Hey, kids.  I cleaned up that URI finding mess I posted before into a
module and just sent it off to CPAN.  I don't know how many times I've
rewritten that thing, figured it was time to put it where it could do
some real damage.

NAME
         URI::Find - Find URIs in arbitrary text

SYNOPSIS
         use URI::Find;

         $how_many_found = find_uris($text, \&callback);

DESCRIPTION
       This module does one thing: Finds URIs and URLs in plain
       text.  It finds them quickly and it finds them all (or
       what URI::URL considers a URI to be.)

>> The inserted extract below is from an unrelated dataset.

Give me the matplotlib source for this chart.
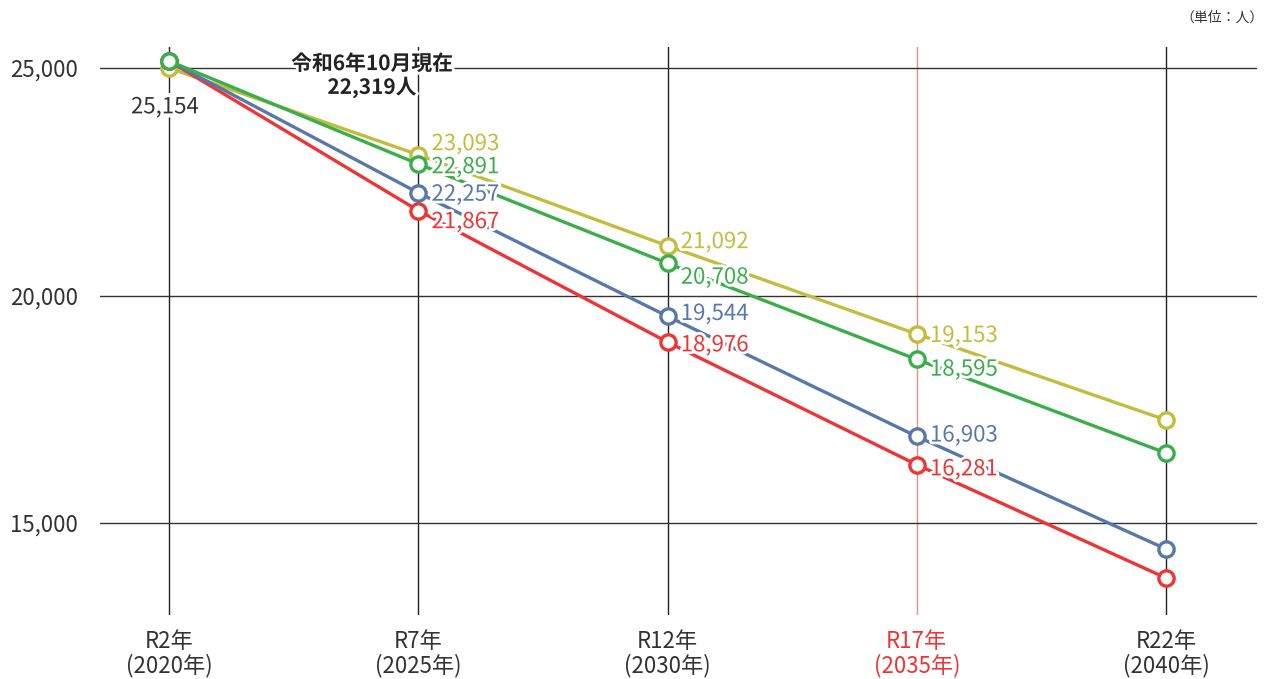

I'm rather happy with its ability to find URLs.  I scraped some nasty
ones off Dejanews and News.com.  Yes, it can actually pick up 'http://www.deja.com/%5BST_rn=ps%5D/qs.xp?ST=PS&svcclass=dnyr&QRY=lwall&defaultOp=AND&DBS=1&OP=dnquery.xp&LNG=ALL&subjects=&groups=&authors=&fromdate=&todate=&showsort=score&maxhits=25' as a URL.

However, I'm sure you guys can find plenty of things on which my
module will trip up.  I'll be throwing the Perl documentation at it
soon, always a good test.  If you find anything which URI::Find
doesn't properly find, please let me know!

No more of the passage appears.